= Beautiful Angle =

Poster project in Tacoma, Washington, U.S.

Beautiful Angle is a guerrilla arts poster project in Tacoma, Washington. Approximately once per month, graphic designer Lance Kagey and writer Tom Llewellyn create hand-crafted, letterpress posters and then distribute them in and around the city's downtown core via wheat paste and staples.

== History ==

In the summer of 1999, graphic designer Lance Kagey was introduced to the art of letterpress printing through a visit to a British Columbia studio and through a program at Seattle's School of Visual Concepts. Kagey purchased a circa-1950s Challenge proof press through eBay for $50. After paying more than 12 times that amount in shipping and after months of self-education and experimentation, Kagey and copywriter and author Tom Llewellyn began producing posters.

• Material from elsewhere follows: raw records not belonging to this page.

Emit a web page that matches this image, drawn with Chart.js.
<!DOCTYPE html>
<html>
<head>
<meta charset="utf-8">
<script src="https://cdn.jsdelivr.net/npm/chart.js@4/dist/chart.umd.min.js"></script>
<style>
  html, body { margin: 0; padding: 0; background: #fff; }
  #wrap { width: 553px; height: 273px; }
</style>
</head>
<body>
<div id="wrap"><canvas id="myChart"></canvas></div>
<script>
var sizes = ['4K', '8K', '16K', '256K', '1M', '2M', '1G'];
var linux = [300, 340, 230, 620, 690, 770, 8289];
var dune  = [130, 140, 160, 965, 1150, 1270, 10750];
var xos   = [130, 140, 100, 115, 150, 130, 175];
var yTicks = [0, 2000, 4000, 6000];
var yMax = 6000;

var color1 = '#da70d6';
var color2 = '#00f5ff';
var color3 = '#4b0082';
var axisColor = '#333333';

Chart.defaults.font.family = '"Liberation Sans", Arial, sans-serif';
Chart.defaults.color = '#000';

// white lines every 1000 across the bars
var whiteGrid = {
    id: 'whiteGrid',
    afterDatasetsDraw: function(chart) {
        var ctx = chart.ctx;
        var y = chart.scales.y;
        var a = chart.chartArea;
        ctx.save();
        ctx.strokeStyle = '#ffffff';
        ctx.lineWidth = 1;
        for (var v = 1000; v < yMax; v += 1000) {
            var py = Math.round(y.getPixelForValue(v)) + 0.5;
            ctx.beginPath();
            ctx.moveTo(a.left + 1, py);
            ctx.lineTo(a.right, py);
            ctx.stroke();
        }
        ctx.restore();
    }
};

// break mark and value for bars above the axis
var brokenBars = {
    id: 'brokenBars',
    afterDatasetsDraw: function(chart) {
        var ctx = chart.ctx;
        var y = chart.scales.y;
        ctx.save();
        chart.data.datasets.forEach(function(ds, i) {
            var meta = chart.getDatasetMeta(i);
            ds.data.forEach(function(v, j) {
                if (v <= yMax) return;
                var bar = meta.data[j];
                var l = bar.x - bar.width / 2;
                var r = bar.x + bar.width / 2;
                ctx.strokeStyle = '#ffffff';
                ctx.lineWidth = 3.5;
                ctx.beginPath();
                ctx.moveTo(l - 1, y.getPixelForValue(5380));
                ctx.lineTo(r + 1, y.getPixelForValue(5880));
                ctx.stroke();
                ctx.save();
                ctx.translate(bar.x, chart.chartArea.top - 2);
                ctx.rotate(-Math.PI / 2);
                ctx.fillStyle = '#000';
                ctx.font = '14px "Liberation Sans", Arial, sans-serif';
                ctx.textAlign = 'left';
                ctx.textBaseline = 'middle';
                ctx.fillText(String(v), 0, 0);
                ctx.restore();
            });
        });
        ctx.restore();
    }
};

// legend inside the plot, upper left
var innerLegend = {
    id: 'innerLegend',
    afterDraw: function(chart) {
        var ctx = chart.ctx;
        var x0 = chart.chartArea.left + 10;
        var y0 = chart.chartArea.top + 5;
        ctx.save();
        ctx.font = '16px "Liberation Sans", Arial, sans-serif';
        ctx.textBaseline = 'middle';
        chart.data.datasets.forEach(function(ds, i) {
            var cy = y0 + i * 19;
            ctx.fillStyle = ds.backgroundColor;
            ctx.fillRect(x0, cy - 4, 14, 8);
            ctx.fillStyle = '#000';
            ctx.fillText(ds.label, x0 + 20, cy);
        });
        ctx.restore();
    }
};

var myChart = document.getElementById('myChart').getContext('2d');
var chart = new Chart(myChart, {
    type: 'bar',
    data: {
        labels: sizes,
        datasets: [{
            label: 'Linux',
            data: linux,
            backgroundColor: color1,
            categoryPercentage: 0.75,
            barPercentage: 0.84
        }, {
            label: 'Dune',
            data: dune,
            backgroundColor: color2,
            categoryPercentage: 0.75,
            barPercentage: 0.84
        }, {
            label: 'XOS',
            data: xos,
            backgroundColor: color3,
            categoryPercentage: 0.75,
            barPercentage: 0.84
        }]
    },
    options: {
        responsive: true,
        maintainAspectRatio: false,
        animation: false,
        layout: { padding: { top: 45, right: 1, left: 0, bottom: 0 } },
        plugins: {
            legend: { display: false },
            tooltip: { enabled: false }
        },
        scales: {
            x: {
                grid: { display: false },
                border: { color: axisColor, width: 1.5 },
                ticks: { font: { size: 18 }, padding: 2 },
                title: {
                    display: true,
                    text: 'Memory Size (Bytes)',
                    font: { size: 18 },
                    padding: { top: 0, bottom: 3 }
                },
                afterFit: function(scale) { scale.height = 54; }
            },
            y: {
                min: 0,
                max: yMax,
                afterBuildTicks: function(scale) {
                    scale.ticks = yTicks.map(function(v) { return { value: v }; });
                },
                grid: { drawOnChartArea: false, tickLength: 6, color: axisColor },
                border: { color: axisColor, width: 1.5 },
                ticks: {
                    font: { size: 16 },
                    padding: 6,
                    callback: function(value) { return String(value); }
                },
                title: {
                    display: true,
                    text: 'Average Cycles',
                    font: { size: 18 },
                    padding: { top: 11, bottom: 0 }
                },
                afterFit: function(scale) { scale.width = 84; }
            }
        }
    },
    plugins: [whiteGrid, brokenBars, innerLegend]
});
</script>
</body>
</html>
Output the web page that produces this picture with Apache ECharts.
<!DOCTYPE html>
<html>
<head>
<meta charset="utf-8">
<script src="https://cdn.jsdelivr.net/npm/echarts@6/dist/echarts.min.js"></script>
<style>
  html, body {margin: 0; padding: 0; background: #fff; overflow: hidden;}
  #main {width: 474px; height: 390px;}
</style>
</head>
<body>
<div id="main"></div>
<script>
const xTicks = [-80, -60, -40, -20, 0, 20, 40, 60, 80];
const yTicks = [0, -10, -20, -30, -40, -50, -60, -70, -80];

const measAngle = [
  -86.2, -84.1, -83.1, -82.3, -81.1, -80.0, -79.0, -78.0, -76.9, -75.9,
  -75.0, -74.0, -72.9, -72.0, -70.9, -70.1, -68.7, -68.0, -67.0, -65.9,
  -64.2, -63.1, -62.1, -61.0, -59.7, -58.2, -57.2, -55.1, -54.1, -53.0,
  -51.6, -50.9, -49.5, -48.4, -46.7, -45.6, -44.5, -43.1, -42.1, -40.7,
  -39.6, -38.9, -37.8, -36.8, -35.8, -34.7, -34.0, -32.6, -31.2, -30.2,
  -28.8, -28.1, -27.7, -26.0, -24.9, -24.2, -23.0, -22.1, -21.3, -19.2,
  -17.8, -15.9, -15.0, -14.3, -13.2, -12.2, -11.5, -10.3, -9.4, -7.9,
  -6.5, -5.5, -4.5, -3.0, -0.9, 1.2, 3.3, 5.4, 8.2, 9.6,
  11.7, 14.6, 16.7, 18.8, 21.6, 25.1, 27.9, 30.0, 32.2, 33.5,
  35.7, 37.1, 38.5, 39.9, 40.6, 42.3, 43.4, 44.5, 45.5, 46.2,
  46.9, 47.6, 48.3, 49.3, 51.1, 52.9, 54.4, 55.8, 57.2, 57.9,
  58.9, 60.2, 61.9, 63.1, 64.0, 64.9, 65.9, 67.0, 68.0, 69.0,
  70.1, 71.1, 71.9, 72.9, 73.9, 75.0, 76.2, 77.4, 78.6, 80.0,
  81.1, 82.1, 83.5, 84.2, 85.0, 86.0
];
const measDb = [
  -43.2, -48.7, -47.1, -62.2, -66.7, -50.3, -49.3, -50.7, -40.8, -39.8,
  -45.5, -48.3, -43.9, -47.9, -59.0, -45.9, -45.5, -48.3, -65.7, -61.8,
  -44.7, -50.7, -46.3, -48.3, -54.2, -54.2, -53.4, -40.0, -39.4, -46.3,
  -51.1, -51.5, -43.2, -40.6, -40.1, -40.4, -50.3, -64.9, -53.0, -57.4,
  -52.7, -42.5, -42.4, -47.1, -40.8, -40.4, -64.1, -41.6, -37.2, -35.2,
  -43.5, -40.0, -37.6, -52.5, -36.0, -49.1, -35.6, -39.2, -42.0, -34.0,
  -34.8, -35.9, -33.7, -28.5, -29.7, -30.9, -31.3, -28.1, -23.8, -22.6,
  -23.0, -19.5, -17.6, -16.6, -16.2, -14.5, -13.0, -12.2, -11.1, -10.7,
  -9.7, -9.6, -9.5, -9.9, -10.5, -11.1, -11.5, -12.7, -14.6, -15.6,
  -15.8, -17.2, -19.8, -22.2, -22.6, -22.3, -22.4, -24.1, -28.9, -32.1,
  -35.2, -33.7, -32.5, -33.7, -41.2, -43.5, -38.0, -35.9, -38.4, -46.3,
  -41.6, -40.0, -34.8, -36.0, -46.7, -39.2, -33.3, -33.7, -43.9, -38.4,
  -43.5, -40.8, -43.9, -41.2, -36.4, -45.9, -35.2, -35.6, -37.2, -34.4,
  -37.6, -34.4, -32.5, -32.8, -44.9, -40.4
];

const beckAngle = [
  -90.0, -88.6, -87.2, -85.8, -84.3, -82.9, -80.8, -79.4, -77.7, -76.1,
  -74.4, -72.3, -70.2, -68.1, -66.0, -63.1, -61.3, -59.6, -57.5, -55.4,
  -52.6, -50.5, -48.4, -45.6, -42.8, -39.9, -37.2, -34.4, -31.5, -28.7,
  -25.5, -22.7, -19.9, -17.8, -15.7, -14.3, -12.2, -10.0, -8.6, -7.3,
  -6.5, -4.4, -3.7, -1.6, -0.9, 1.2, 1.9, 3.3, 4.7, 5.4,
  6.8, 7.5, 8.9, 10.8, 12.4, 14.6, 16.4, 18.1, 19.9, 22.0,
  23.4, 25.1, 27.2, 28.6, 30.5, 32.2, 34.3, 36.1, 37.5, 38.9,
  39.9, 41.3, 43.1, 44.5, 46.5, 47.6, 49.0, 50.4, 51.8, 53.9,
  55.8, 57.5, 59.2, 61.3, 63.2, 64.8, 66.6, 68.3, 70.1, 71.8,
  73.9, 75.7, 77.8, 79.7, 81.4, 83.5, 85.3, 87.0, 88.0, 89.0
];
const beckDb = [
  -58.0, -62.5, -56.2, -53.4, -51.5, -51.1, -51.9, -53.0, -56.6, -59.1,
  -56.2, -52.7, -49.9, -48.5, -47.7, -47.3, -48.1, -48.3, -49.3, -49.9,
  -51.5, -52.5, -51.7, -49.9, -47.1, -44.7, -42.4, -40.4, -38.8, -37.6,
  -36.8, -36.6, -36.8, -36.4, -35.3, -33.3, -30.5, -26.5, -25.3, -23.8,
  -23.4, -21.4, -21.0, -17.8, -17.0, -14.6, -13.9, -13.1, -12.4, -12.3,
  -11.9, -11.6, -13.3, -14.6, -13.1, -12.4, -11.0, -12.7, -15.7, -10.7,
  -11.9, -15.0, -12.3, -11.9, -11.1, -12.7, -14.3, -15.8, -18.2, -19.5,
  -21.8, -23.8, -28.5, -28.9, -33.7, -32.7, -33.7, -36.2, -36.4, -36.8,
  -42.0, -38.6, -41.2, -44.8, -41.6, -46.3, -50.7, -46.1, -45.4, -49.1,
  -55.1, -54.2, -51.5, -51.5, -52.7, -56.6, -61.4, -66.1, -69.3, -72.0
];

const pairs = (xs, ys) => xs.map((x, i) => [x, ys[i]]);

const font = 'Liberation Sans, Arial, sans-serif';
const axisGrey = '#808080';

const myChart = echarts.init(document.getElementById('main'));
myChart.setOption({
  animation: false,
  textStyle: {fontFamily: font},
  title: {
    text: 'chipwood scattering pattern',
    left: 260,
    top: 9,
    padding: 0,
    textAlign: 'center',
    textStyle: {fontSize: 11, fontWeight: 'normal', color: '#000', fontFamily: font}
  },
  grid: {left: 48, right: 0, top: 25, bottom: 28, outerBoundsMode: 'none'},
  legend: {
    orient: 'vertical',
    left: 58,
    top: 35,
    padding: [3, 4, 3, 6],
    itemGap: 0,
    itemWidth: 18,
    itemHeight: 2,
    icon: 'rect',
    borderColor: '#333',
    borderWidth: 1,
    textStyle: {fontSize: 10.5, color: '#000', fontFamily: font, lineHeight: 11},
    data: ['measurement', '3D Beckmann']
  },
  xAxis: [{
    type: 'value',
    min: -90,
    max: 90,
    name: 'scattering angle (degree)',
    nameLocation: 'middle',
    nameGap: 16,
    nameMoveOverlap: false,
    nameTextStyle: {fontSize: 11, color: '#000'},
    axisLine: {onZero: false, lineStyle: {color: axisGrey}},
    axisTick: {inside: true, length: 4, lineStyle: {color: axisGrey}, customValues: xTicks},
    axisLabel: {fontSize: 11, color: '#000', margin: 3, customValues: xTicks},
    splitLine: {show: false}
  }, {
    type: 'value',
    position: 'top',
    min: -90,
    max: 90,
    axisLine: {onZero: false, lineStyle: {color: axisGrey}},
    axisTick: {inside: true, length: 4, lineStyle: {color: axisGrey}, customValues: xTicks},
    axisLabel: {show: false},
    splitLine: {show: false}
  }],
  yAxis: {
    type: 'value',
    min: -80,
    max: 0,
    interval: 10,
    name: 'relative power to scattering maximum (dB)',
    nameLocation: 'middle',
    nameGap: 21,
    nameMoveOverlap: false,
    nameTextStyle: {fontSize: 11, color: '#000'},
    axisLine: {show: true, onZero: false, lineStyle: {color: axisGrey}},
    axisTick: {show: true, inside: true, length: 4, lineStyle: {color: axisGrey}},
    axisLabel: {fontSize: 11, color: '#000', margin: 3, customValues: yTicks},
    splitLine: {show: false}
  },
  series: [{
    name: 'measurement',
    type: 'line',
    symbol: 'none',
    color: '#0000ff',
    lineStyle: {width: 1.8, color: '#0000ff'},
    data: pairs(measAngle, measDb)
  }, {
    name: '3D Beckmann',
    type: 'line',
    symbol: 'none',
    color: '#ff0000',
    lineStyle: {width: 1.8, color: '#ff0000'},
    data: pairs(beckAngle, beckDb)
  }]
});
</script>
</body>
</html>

The first poster, Swirl, was distributed on October 31, 2002, the anniversary of the posting of The Ninety-Five Theses by Martin Luther. Beautiful Angle has used a variety of printing techniques, including split fountain color process, a two-color double run, and a brayer over a printed image. A typical press run is 100 posters, of which 80 are posted around the downtown area of Tacoma, and the remainder are sold. Beautiful Angle has a "strange, contradictory relationship with the city"; even though the posters are posted perhaps illegally, the group has won a Chamber of Commerce award of merit. Beautiful Angle has also worked with other artists such as Art Chantry.

Beautiful Angle has been featured in Felt and Wire, a leading graphic design blog. It has been the subject of a City Arts Magazine cover story, as well as feature stories in the leading Tacoma newspaper, The News Tribune, and in the Weekly Volcano, Toby Room, and many local and arts-related blogs. The City of Tacoma's outreach website, cityofdestiny.com, now links to the project. Gallery shows have been held at Handforth Gallery, School of Visual Concepts, Jazzbones, Pike Street Press, Fulcrum Gallery and Blackwater Cafe. A nearly complete collection of posters is always on display at King's Books in Tacoma.

In 2006, the Washington State Historical Society awarded a grant to Beautiful Angle for a series of posters for their "History in the Making" exhibit.

In 2008, the Washington State Historical Society commissioned Beautiful Angle to make a series of posters to promote their exhibit Tacoma's Civil Rights Struggle.

In August 2009, a Beautiful Angle retrospective was included in the annual TypeCon exhibition, under the direction of the Society of Typographic Aficionados, shown in Seattle, Washington, and Brighton, England. In November 2009, the City of Tacoma Arts Commission awarded Beautiful Angle their Amocat Award.

In 2011, Beautiful Angle received a City of Tacoma arts grant to produce The Tacoma Folio, a limited-edition 30-page book of posters, each around the theme of Tacoma's own mythology.

In 2014, Beautiful Angle received a second City of Tacoma arts grant to produce a limited-edition poster for "Art at Work Month".

In 2014, Beautiful Angle was featured in a print arts show Ink This, at the Tacoma Art Museum.